### Exercise
Pictures do not belong in the copy; transcribe everything else in the records exactly.

Entries with chart source code:
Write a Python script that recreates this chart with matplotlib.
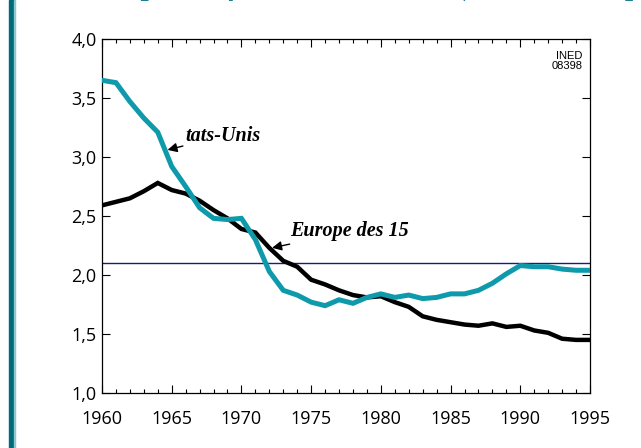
import matplotlib
matplotlib.use("Agg")
import matplotlib.pyplot as plt
from matplotlib.patches import Rectangle

years = list(range(1960, 1996))
usa = [3.65, 3.63, 3.47, 3.33, 3.21, 2.92, 2.75, 2.57, 2.48, 2.47,
       2.48, 2.30, 2.03, 1.87, 1.83, 1.77, 1.74, 1.79, 1.76, 1.81,
       1.84, 1.81, 1.83, 1.80, 1.81, 1.84, 1.84, 1.87, 1.93, 2.01,
       2.08, 2.07, 2.07, 2.05, 2.04, 2.04]
europe = [2.59, 2.62, 2.65, 2.71, 2.78, 2.72, 2.69, 2.63, 2.55, 2.48,
          2.39, 2.36, 2.23, 2.12, 2.07, 1.96, 1.92, 1.87, 1.83, 1.81,
          1.82, 1.77, 1.73, 1.65, 1.62, 1.60, 1.58, 1.57, 1.59, 1.56,
          1.57, 1.53, 1.51, 1.46, 1.45, 1.45]
replacement = 2.1
xticks = [1960, 1965, 1970, 1975, 1980, 1985, 1990, 1995]
yticks = [1.0, 1.5, 2.0, 2.5, 3.0, 3.5, 4.0]
ytick_labels = ["1,0", "1,5", "2,0", "2,5", "3,0", "3,5", "4,0"]

W, H = 641, 448
fig = plt.figure(figsize=(W / 100, H / 100), dpi=100)

# left decorative bar
fig.patches.append(Rectangle((9 / W, 0), 5 / W, 1, transform=fig.transFigure,
                             color="#006a78", zorder=0))
fig.patches.append(Rectangle((14 / W, 0), 1 / W, 1, transform=fig.transFigure,
                             color="#8cc6cf", zorder=0))

# clipped title (only descenders visible)
fig.text(75 / W, 1 + 5 / H, "Taux pour 1 femme, 1960-1995 (descendance pour 1 femme)",
         color="#1f7f93", fontsize=21, fontstyle="italic", fontweight="bold",
         family="Liberation Serif", va="baseline", ha="left")

ax = fig.add_axes([102 / W, 1 - 393 / H, (590 - 102) / W, (393 - 39) / H])
ax.plot(years, europe, color="black", lw=3.2, solid_joinstyle="miter", zorder=3)
ax.plot(years, usa, color="#0e9aaa", lw=3.6, solid_joinstyle="miter", zorder=4)
ax.axhline(replacement, color="#1a1a80", lw=1.0, zorder=2)

ax.set_xlim(1960, 1995)
ax.set_ylim(1.0, 4.0)
ax.set_xticks(xticks)
ax.set_xticks(years, minor=True)
ax.set_yticks(yticks)
ax.set_yticklabels(ytick_labels)
ax.tick_params(which="both", direction="in", top=True, right=True,
               labelsize=13, color="black", width=0.8)
ax.tick_params(which="major", length=6)
ax.tick_params(axis="y", which="major", pad=4)
ax.tick_params(axis="x", which="major", pad=12)
ax.tick_params(which="minor", length=3)
for lab in ax.get_xticklabels() + ax.get_yticklabels():
    lab.set_family("Open Sans")
for s in ax.spines.values():
    s.set_linewidth(0.9)

ax.text(0.985, 0.965, "INED\n08398", transform=ax.transAxes, ha="right", va="top",
        fontsize=8, family="Liberation Sans", linespacing=1.0)

ax.annotate("tats-Unis", xy=(1964.7, 3.06), xytext=(1966.0, 3.18),
            fontsize=14.5, fontstyle="italic", fontweight="bold", family="Liberation Serif",
            va="center", ha="left",
            arrowprops=dict(arrowstyle="-|>", color="black", lw=1.0,
                            mutation_scale=14, shrinkA=0, shrinkB=0))
ax.annotate("Europe des 15", xy=(1972.2, 2.23), xytext=(1973.5, 2.37),
            fontsize=14.5, fontstyle="italic", fontweight="bold", family="Liberation Serif",
            va="center", ha="left",
            arrowprops=dict(arrowstyle="-|>", color="black", lw=1.0,
                            mutation_scale=14, shrinkA=0, shrinkB=0))

fig.savefig("out.png", dpi=100)
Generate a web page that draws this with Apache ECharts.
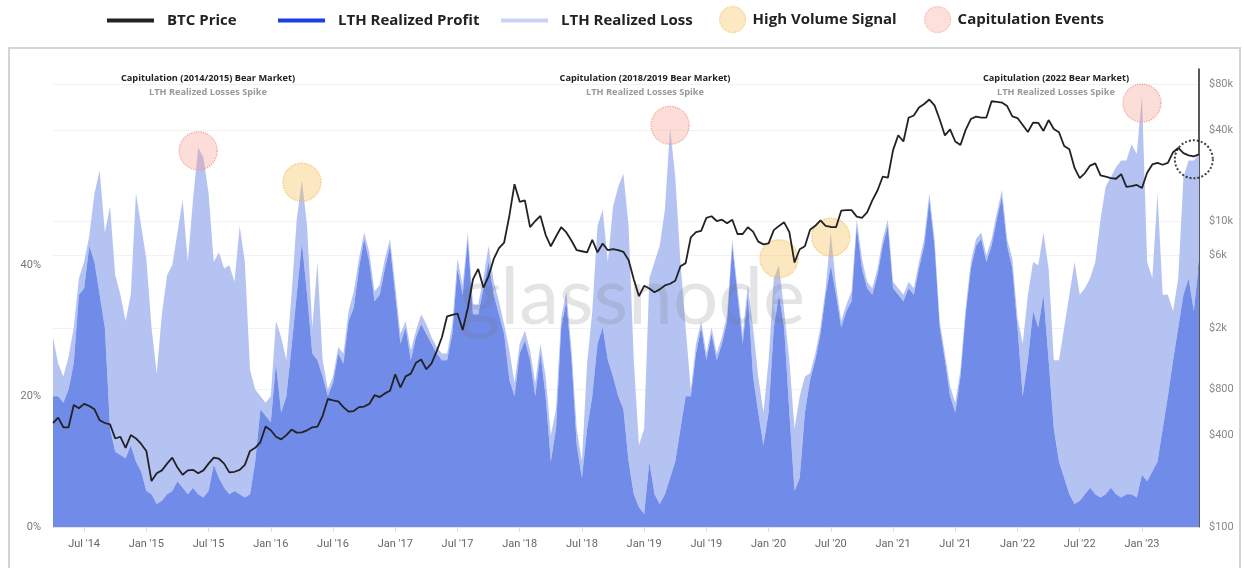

### Task output
Write a Python script that recreates this chart with matplotlib.
import matplotlib
matplotlib.use("Agg")
import matplotlib.pyplot as plt
from matplotlib.patches import Rectangle

years = list(range(1960, 1996))
usa = [3.65, 3.63, 3.47, 3.33, 3.21, 2.92, 2.75, 2.57, 2.48, 2.47,
       2.48, 2.30, 2.03, 1.87, 1.83, 1.77, 1.74, 1.79, 1.76, 1.81,
       1.84, 1.81, 1.83, 1.80, 1.81, 1.84, 1.84, 1.87, 1.93, 2.01,
       2.08, 2.07, 2.07, 2.05, 2.04, 2.04]
europe = [2.59, 2.62, 2.65, 2.71, 2.78, 2.72, 2.69, 2.63, 2.55, 2.48,
          2.39, 2.36, 2.23, 2.12, 2.07, 1.96, 1.92, 1.87, 1.83, 1.81,
          1.82, 1.77, 1.73, 1.65, 1.62, 1.60, 1.58, 1.57, 1.59, 1.56,
          1.57, 1.53, 1.51, 1.46, 1.45, 1.45]
replacement = 2.1
xticks = [1960, 1965, 1970, 1975, 1980, 1985, 1990, 1995]
yticks = [1.0, 1.5, 2.0, 2.5, 3.0, 3.5, 4.0]
ytick_labels = ["1,0", "1,5", "2,0", "2,5", "3,0", "3,5", "4,0"]

W, H = 641, 448
fig = plt.figure(figsize=(W / 100, H / 100), dpi=100)

# left decorative bar
fig.patches.append(Rectangle((9 / W, 0), 5 / W, 1, transform=fig.transFigure,
                             color="#006a78", zorder=0))
fig.patches.append(Rectangle((14 / W, 0), 1 / W, 1, transform=fig.transFigure,
                             color="#8cc6cf", zorder=0))

# clipped title (only descenders visible)
fig.text(75 / W, 1 + 5 / H, "Taux pour 1 femme, 1960-1995 (descendance pour 1 femme)",
         color="#1f7f93", fontsize=21, fontstyle="italic", fontweight="bold",
         family="Liberation Serif", va="baseline", ha="left")

ax = fig.add_axes([102 / W, 1 - 393 / H, (590 - 102) / W, (393 - 39) / H])
ax.plot(years, europe, color="black", lw=3.2, solid_joinstyle="miter", zorder=3)
ax.plot(years, usa, color="#0e9aaa", lw=3.6, solid_joinstyle="miter", zorder=4)
ax.axhline(replacement, color="#1a1a80", lw=1.0, zorder=2)

ax.set_xlim(1960, 1995)
ax.set_ylim(1.0, 4.0)
ax.set_xticks(xticks)
ax.set_xticks(years, minor=True)
ax.set_yticks(yticks)
ax.set_yticklabels(ytick_labels)
ax.tick_params(which="both", direction="in", top=True, right=True,
               labelsize=13, color="black", width=0.8)
ax.tick_params(which="major", length=6)
ax.tick_params(axis="y", which="major", pad=4)
ax.tick_params(axis="x", which="major", pad=12)
ax.tick_params(which="minor", length=3)
for lab in ax.get_xticklabels() + ax.get_yticklabels():
    lab.set_family("Open Sans")
for s in ax.spines.values():
    s.set_linewidth(0.9)

ax.text(0.985, 0.965, "INED\n08398", transform=ax.transAxes, ha="right", va="top",
        fontsize=8, family="Liberation Sans", linespacing=1.0)

ax.annotate("tats-Unis", xy=(1964.7, 3.06), xytext=(1966.0, 3.18),
            fontsize=14.5, fontstyle="italic", fontweight="bold", family="Liberation Serif",
            va="center", ha="left",
            arrowprops=dict(arrowstyle="-|>", color="black", lw=1.0,
                            mutation_scale=14, shrinkA=0, shrinkB=0))
ax.annotate("Europe des 15", xy=(1972.2, 2.23), xytext=(1973.5, 2.37),
            fontsize=14.5, fontstyle="italic", fontweight="bold", family="Liberation Serif",
            va="center", ha="left",
            arrowprops=dict(arrowstyle="-|>", color="black", lw=1.0,
                            mutation_scale=14, shrinkA=0, shrinkB=0))

fig.savefig("out.png", dpi=100)
Generate a web page that draws this with Apache ECharts.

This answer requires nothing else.